OIL PRICES: $82,51 record, reached record highs for the seventh straight session

Oil's latest record close is near $82 a barrel|
Oil prices reached record highs for the seventh straight session today after refineries in California and Texas said they had new outages and the government reported surprisingly large declines in oil inventories.

While oil futures jumped to a new trading high of $82.51 a barrel in the moments after the inventory report was released in the morning, they spent much of the day alternating between gains and losses before reports of refinery outages led to late-session buying.

Light, sweet crude for October delivery rose 42 cents to settle at a record $81.93 a barrel on the New York Mercantile Exchange.

Dow Jones Newswires reported that ExxonMobil Corp. shut down a crude processing unit at its 348,000 barrel-a-day refinery in Beaumont and that a piece of gasoline-making equipment at Chevron's 266,000 barrel-a-day refinery in El Segundo, Calif., had been shut down. The impact on production was unclear.

Nymex gasoline rose 3.31 cents to settle at $2.0934 a gallon.

Meanwhile, analysts said today's report from the Energy Department's Energy Information Administration was mixed. Crude inventories fell last week, but much of that decline appears to be because Hurricane Humberto disrupted shipping and refinery operations along the Gulf Coast, said Tim Evans, an analyst at Citigroup Inc.

Crude inventories fell by 3.8 million barrels during the week ended Sept. 14, the EIA said, more than double the 1.5 million-barrel decline analysts surveyed by Dow Jones Newswires, on average, had expected. However, crude inventories remain at the upper end of their average range for this time of year, the EIA said.

Crude supplies dropped much more along the Gulf than at the key Nymex delivery point of Cushing, Okla.

"It's perhaps less of a support to the market than it might appear at first glance," Evans said.

Refinery utilization fell by 0.9 percentage point to 89.6 percent of capacity. Analysts expected a decline of 0.5 percentage point. However, gasoline supplies rose by 400,000 barrels, the EIA said, countering analyst predictions of a 1.3 million-barrel decline.

Evans attributed that increase to higher gasoline production and lower demand. Despite the decline in refinery utilization, gasoline production rose by 159,000 barrels a day, on average. Demand, meanwhile, fell by 146,000 barrels last week.

"Demand is a little bit languid at this point," said Linda Rafield, senior oil analyst at Platts, the energy research arm of McGraw-Hill Cos.

Many analysts attribute the lower demand to high gas prices and the end of the peak summer driving season.

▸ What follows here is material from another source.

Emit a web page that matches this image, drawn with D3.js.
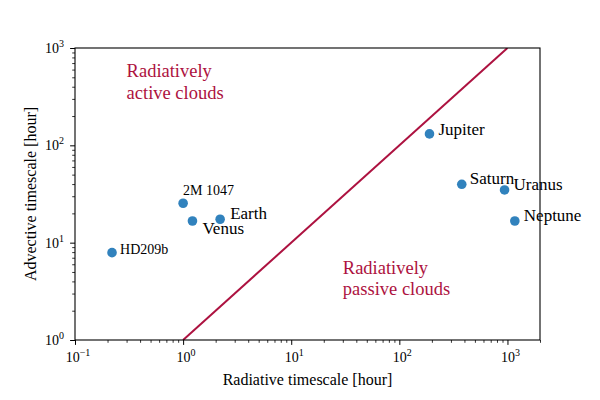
<!DOCTYPE html>
<html>
<head>
<meta charset="utf-8">
<script src="https://cdn.jsdelivr.net/npm/d3@7"></script>
<style>
  body { margin: 0; background: #fff; }
  svg { display: block; }
</style>
</head>
<body>
<svg id="chart" width="600" height="400"></svg>
<script>
// data
var names = ["HD209b", "2M 1047", "Venus", "Earth", "Jupiter", "Saturn", "Uranus", "Neptune"];
var radiative = [0.22, 1.0, 1.22, 2.2, 190, 378, 940, 1170];   // hour
var advective = [7.9, 25.4, 16.7, 17.4, 131, 39.8, 34.8, 16.7]; // hour
var boundaryX = [1, 1000];   // tau_adv = tau_rad
var xDecades = [-1, 0, 1, 2, 3];
var yDecades = [0, 1, 2, 3];

// label placement (pixel offsets from each dot) and size
var labelStyle = {
	"HD209b":  { dx: 8,  dy: 1,  size: 14 },
	"2M 1047": { dx: 0,  dy: -8, size: 14 },
	"Venus":   { dx: 10, dy: 13, size: 17 },
	"Earth":   { dx: 10, dy: 0,  size: 17 },
	"Jupiter": { dx: 9,  dy: 1,  size: 17 },
	"Saturn":  { dx: 8,  dy: 0,  size: 17 },
	"Uranus":  { dx: 9,  dy: 0,  size: 17 },
	"Neptune": { dx: 9,  dy: 0,  size: 17 }
};

var red = "#ad1240";
var blue = "#3182bd";
var serif = "'Liberation Serif', 'DejaVu Serif', 'Times New Roman', Times, serif";

var svg = d3.select("#chart")
	.attr("font-family", serif)
	.style("font-family", serif);
var width = +svg.attr("width");
var height = +svg.attr("height");
var margin = { top: 48, right: 60, bottom: 60, left: 75 };
var plotW = width - margin.left - margin.right;
var plotH = height - margin.top - margin.bottom;

var x = d3.scaleLog().domain([0.1, 2000]).range([0, plotW]);
var y = d3.scaleLog().domain([1, 1000]).range([plotH, 0]);

var g = svg.append("g")
	.attr("transform", "translate(" + margin.left + "," + margin.top + ")");

// minor ticks: 2..9 in every decade inside the domain
function minorTicks(scale) {
	var d = scale.domain(), out = [];
	for (var e = Math.floor(Math.log10(d[0])); e <= Math.ceil(Math.log10(d[1])); e++) {
		for (var k = 2; k <= 9; k++) {
			var v = k * Math.pow(10, e);
			if (v >= d[0] && v <= d[1] * 1.0001) out.push(v);
		}
	}
	return out;
}

var xMajor = xDecades.map(function(e) { return Math.pow(10, e); });
var yMajor = yDecades.map(function(e) { return Math.pow(10, e); });

function plainTicks(s, w) {
	s.select(".domain").remove();
	s.selectAll("line").attr("stroke-width", w);
}

// x axis
g.append("g").attr("transform", "translate(0," + plotH + ")")
	.call(d3.axisBottom(x).tickValues(minorTicks(x)).tickSize(2.8).tickFormat(""))
	.call(plainTicks, 0.8);
g.append("g").attr("transform", "translate(0," + plotH + ")")
	.call(d3.axisBottom(x).tickValues(xMajor).tickSize(4.9).tickFormat(""))
	.call(plainTicks, 1);

// y axis
g.append("g")
	.call(d3.axisLeft(y).tickValues(minorTicks(y)).tickSize(2.8).tickFormat(""))
	.call(plainTicks, 0.8);
g.append("g")
	.call(d3.axisLeft(y).tickValues(yMajor).tickSize(4.9).tickFormat(""))
	.call(plainTicks, 1);

// power-of-ten tick labels
function powLabel(sel, e) {
	sel.append("tspan").attr("font-size", 14).text("10");
	sel.append("tspan").attr("font-size", 10).attr("dy", -6)
		.text(e < 0 ? "\u2212" + (-e) : e);
}

g.selectAll(".xlab").data(xDecades).enter().append("text")
	.attr("class", "xlab")
	.attr("x", function(e) { return x(Math.pow(10, e)) + 3; })
	.attr("y", plotH + 22)
	.attr("text-anchor", "middle")
	.each(function(e) { powLabel(d3.select(this), e); });

g.selectAll(".ylab").data(yDecades).enter().append("text")
	.attr("class", "ylab")
	.attr("x", -11)
	.attr("y", function(e) { return y(Math.pow(10, e)) + 5; })
	.attr("text-anchor", "end")
	.each(function(e) { powLabel(d3.select(this), e); });

// axis titles
g.append("text")
	.attr("x", plotW / 2)
	.attr("y", plotH + 45)
	.attr("text-anchor", "middle")
	.attr("font-size", 16)
	.text("Radiative timescale [hour]");

g.append("text")
	.attr("transform", "translate(" + (-39) + "," + (plotH / 2) + ") rotate(-90)")
	.attr("text-anchor", "middle")
	.attr("font-size", 16)
	.text("Advective timescale [hour]");

// clip for the boundary line
g.append("clipPath").attr("id", "plot-clip")
	.append("rect").attr("width", plotW).attr("height", plotH);

g.append("path")
	.datum(boundaryX)
	.attr("clip-path", "url(#plot-clip)")
	.attr("fill", "none")
	.attr("stroke", red)
	.attr("stroke-width", 2)
	.attr("d", d3.line().x(function(d) { return x(d); }).y(function(d) { return y(d); }));

// frame
g.append("rect")
	.attr("width", plotW)
	.attr("height", plotH)
	.attr("fill", "none")
	.attr("stroke", "#000")
	.attr("stroke-width", 1.1);

// regime annotations
var regions = [
	{ lines: ["Radiatively", "active clouds"], x: 0.3, y: 500 },
	{ lines: ["Radiatively", "passive clouds"], x: 30, y: 4.8 }
];
regions.forEach(function(r) {
	var t = g.append("text")
		.attr("x", x(r.x))
		.attr("y", y(r.y))
		.attr("fill", red)
		.attr("font-size", 18.5);
	r.lines.forEach(function(s, i) {
		t.append("tspan").attr("x", x(r.x)).attr("dy", i === 0 ? 0 : 21.5).text(s);
	});
});

// points
var points = names.map(function(n, i) { return { name: n, rx: radiative[i], ad: advective[i] }; });

g.selectAll(".dot").data(points).enter().append("circle")
	.attr("class", "dot")
	.attr("cx", function(d) { return x(d.rx); })
	.attr("cy", function(d) { return y(d.ad); })
	.attr("r", 4.8)
	.attr("fill", blue);

g.selectAll(".name").data(points).enter().append("text")
	.attr("class", "name")
	.attr("x", function(d) { return x(d.rx) + labelStyle[d.name].dx; })
	.attr("y", function(d) { return y(d.ad) + labelStyle[d.name].dy; })
	.attr("font-size", function(d) { return labelStyle[d.name].size; })
	.text(function(d) { return d.name; });
</script>
</body>
</html>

At the pump, gas prices rose 0.3 cent overnight to a national average of $2.79 a gallon, according to AAA and the Oil Price Information Service. Gas prices, which typically lag the futures market, peaked at $3.227 a gallon in late May.

The EIA also reported that distillate inventories, which include heating oil and diesel fuel, rose by 1.5 million barrels last week, more than the 1.1 million analysts expected.

Heating oil futures rose 0.3 cent to settle at $2.2453 a gallon.

Crude oil imports averaged 9.8 million barrels last week, an increase of 242,000 barrels per day. Gasoline imports averaged 1 million barrels a day, down slightly from a week earlier. Oil and natural gas investors appeared unconcerned about tropical weather systems near Florida and in the central Atlantic. Nymex natural gas futures fell 38.8 cents to settle at $6.18 per 1,000 cubic feet.

While the National Hurricane Center says the Florida system could enter the Gulf of Mexico and develop into a stronger tropical storm over the next several days, traders don't see the threat to critical oil and gas installations as imminent, Evans said.

However, companies including Royal Dutch Shell PLC, BP and Chevron Corp. said they would evacuate nonessential personnel from installations in the Gulf as a precaution.